_Your objective_:
Show all lines holding the string "this".

_Record excerpts_:

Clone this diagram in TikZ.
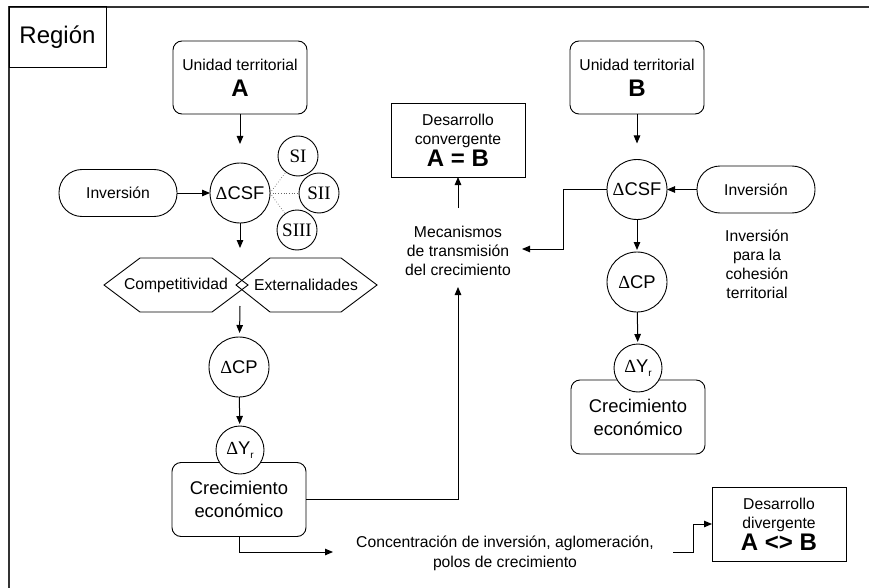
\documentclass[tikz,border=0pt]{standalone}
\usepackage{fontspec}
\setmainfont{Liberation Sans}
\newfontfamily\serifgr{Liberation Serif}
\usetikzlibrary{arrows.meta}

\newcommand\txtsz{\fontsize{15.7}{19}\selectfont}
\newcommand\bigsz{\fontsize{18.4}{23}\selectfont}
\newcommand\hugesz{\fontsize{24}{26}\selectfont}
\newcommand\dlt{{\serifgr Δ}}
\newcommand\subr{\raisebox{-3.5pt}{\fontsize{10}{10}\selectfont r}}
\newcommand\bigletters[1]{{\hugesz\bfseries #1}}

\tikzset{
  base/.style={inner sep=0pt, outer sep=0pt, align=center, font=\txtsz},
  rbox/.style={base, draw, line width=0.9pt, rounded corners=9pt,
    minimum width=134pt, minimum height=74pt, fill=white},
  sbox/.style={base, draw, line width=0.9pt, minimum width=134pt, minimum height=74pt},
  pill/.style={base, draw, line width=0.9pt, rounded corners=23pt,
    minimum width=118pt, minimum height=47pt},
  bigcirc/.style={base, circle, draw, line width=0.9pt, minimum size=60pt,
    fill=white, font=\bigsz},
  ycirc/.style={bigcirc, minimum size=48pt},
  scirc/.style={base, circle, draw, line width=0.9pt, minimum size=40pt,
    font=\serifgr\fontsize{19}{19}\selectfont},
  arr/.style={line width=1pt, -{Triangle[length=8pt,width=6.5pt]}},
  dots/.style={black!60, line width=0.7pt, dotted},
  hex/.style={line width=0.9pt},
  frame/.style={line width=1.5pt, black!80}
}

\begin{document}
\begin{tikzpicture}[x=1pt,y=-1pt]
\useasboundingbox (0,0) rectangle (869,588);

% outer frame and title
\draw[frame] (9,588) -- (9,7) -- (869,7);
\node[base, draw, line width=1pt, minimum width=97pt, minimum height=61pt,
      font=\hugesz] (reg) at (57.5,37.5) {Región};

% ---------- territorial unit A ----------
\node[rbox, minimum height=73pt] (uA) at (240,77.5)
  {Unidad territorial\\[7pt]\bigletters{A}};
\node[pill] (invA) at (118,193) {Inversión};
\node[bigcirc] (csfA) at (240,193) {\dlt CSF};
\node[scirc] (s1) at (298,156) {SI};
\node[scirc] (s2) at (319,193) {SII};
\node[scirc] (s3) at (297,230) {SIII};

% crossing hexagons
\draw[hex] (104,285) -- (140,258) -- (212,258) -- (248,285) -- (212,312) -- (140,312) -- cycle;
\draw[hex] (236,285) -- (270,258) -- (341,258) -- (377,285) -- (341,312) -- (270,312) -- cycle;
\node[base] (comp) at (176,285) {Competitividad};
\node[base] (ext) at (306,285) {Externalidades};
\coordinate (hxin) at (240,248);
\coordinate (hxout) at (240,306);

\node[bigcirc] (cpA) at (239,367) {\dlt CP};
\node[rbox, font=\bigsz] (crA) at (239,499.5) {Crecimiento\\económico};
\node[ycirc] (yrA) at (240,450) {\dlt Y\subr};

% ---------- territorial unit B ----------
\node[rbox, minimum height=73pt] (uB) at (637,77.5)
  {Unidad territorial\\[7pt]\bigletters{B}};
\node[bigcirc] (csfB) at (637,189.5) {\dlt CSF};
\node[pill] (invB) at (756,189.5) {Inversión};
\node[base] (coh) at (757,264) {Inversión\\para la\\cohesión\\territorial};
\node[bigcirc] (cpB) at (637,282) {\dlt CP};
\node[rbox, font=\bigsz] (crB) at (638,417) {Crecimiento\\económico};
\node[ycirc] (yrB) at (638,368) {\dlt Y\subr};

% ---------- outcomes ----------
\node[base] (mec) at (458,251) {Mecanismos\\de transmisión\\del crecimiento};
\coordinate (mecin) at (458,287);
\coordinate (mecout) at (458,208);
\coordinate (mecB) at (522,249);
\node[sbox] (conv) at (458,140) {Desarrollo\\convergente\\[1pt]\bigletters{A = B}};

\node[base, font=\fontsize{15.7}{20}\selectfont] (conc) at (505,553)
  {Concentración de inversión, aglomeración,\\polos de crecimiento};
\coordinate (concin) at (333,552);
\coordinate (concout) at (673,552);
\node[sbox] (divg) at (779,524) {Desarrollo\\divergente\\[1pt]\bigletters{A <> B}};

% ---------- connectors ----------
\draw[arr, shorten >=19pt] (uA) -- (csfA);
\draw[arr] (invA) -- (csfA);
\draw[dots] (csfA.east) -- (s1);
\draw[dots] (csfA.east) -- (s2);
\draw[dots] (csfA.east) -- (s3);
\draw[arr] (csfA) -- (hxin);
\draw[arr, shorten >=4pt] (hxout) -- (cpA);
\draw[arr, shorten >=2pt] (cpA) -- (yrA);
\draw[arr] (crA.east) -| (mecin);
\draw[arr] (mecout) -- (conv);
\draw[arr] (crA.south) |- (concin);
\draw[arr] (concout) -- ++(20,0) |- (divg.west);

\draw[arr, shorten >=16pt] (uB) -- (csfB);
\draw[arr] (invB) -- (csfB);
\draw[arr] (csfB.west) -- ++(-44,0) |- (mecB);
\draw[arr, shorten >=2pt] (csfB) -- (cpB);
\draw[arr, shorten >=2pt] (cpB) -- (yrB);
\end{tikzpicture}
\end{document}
--
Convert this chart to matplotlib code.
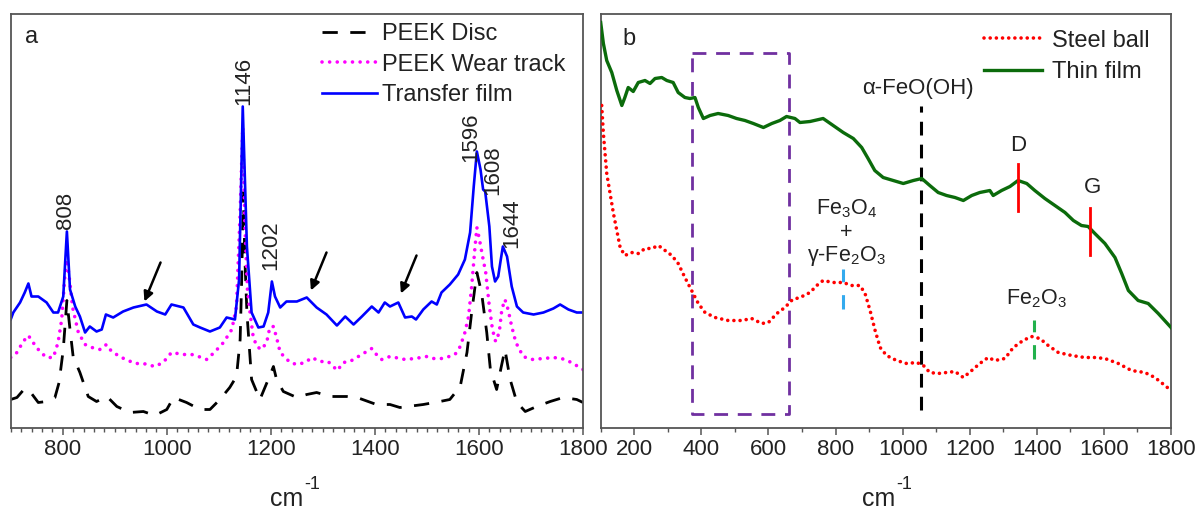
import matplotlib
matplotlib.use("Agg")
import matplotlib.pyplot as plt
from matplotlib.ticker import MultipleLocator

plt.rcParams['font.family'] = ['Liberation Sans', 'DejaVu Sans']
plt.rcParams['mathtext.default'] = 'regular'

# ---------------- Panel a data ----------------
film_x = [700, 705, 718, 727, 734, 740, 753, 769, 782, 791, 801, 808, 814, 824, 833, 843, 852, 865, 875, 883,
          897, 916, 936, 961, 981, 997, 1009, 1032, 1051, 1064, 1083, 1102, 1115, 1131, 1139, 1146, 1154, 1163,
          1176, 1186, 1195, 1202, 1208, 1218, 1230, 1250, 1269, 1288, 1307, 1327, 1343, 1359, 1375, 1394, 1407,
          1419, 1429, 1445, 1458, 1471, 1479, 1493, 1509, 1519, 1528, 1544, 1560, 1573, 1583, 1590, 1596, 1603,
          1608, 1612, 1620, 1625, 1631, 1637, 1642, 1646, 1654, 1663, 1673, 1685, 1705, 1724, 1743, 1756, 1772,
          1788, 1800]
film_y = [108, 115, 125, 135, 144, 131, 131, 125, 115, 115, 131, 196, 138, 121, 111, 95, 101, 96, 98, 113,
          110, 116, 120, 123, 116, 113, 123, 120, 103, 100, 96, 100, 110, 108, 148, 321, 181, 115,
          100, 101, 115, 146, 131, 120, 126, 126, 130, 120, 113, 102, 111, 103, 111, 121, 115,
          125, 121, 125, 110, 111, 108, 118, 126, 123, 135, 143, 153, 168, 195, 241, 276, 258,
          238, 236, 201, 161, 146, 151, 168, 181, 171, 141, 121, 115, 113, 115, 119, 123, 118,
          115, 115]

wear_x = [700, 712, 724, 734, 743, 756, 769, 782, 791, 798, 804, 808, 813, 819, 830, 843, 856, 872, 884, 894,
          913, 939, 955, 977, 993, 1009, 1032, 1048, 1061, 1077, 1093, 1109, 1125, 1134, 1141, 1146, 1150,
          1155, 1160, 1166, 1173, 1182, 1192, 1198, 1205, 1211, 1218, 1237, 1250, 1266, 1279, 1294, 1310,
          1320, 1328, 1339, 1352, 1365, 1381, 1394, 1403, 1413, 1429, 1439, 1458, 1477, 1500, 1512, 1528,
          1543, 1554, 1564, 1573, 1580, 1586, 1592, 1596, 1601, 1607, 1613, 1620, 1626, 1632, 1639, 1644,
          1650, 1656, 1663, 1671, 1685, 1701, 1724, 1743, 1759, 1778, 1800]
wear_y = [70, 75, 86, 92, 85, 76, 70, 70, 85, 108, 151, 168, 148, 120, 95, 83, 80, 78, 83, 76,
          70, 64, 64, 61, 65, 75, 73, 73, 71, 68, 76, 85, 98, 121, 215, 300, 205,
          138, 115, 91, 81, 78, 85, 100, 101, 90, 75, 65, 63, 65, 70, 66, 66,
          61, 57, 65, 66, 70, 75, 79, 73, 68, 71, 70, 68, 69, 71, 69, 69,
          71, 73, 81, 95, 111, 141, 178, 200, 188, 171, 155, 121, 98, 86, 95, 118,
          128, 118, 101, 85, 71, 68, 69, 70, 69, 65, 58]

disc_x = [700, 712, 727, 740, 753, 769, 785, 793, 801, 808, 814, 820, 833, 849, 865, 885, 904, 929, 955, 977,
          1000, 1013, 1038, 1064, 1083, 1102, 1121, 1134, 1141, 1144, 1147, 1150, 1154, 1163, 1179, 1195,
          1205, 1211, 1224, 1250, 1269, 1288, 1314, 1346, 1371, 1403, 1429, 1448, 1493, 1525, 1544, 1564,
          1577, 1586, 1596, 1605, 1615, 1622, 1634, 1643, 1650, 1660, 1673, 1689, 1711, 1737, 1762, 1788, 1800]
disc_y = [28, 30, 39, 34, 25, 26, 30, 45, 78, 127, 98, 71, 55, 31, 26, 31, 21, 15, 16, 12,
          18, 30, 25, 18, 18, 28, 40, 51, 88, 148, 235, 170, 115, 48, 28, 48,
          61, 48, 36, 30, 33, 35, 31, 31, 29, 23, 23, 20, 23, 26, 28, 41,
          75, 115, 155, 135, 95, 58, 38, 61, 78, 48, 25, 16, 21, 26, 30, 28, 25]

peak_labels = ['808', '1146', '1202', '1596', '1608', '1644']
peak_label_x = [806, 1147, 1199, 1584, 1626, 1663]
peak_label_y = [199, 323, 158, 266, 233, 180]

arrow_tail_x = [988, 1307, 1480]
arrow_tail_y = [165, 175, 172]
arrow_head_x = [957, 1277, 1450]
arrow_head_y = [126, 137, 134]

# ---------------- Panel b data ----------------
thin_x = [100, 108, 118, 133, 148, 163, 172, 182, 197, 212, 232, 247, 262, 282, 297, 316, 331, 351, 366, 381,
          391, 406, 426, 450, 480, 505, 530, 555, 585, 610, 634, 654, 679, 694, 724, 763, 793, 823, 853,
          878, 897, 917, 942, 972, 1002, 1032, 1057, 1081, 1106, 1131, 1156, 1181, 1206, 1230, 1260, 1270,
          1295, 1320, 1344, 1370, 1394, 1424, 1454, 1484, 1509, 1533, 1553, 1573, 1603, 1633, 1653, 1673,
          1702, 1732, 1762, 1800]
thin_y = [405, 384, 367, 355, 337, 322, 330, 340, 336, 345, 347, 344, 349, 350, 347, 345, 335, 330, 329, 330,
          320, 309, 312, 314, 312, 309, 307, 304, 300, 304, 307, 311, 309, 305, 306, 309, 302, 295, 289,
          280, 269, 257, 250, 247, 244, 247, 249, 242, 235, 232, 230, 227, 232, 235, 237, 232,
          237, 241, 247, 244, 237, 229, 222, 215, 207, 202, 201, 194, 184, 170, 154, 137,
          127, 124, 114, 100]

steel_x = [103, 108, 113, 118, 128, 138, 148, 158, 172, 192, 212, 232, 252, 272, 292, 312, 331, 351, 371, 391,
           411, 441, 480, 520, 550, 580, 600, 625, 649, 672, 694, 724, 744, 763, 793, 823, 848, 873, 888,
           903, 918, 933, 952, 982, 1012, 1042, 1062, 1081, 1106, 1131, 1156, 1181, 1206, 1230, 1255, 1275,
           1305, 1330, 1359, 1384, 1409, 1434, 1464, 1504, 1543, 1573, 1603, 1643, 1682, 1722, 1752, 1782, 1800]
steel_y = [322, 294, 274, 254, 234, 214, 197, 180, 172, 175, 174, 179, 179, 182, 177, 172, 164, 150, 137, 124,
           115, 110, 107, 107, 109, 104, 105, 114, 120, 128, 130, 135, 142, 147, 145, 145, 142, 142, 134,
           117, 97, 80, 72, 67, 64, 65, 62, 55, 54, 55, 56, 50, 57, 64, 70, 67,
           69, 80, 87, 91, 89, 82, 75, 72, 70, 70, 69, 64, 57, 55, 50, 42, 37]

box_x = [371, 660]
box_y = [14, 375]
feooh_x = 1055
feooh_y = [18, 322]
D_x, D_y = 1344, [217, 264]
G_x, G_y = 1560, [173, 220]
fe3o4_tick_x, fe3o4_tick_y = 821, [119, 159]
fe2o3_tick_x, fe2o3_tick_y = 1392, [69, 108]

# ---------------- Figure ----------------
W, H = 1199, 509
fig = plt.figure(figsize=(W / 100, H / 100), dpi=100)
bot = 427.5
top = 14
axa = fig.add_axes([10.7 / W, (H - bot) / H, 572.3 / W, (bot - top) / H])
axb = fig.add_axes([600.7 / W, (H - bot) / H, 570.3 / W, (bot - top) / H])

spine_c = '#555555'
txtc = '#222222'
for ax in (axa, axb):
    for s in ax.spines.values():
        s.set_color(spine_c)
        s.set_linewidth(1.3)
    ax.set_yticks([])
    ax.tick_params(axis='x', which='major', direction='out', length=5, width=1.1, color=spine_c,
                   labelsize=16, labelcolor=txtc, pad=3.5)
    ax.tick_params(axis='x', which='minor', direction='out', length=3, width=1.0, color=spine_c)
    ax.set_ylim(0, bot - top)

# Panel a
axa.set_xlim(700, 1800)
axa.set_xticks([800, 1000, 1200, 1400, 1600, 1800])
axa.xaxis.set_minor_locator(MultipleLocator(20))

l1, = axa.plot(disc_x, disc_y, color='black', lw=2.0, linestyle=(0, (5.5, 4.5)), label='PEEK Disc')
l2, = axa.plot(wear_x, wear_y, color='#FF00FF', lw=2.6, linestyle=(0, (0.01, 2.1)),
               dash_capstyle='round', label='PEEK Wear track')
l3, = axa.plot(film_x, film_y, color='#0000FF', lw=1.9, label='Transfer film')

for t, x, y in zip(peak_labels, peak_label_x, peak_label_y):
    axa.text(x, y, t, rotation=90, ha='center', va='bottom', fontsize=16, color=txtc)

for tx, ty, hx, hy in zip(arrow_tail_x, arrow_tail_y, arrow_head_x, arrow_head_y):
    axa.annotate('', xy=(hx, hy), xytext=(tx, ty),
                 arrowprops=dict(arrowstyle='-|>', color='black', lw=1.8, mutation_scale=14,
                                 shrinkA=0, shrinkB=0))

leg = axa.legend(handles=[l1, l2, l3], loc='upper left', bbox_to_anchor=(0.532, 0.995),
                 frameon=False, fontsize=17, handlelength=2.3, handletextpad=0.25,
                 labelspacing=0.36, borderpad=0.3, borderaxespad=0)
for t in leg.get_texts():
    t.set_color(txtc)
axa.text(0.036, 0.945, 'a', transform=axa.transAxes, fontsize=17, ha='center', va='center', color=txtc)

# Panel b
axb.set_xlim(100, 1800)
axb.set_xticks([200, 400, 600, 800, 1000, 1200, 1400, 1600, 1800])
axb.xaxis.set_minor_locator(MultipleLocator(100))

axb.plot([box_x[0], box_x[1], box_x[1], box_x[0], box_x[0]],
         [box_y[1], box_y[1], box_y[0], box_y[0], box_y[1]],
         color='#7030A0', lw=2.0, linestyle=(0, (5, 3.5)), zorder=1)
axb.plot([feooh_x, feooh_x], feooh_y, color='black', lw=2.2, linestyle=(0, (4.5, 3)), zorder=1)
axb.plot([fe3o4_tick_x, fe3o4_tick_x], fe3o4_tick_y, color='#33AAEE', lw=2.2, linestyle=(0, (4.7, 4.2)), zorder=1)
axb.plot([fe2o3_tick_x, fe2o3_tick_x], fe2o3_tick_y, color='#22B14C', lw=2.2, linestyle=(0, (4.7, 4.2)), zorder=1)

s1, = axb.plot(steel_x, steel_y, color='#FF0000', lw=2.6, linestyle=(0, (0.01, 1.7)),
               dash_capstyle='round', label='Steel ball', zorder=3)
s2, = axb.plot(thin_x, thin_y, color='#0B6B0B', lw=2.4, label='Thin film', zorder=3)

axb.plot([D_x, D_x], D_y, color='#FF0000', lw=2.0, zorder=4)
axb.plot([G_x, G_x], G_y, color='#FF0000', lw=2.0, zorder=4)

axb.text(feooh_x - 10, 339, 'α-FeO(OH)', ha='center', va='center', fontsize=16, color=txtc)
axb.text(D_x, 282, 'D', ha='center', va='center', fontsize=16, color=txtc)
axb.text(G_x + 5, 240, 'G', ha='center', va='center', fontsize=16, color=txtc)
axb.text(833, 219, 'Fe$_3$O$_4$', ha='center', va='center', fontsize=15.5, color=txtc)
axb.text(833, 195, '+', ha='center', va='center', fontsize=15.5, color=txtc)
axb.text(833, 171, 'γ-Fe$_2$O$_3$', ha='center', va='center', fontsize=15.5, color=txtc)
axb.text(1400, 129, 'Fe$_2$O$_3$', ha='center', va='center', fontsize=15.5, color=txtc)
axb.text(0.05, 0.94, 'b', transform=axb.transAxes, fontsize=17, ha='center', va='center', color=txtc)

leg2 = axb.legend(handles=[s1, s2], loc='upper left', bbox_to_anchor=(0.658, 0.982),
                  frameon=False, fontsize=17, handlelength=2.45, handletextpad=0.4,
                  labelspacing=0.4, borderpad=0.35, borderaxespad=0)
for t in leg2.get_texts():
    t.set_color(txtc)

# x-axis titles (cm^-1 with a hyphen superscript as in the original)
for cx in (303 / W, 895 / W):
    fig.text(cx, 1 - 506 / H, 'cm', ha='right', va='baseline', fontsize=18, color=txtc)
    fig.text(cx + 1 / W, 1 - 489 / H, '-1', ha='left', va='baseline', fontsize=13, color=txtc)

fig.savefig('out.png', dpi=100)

_Worked solution_:
Clone this diagram in TikZ.
Convert this chart to matplotlib code.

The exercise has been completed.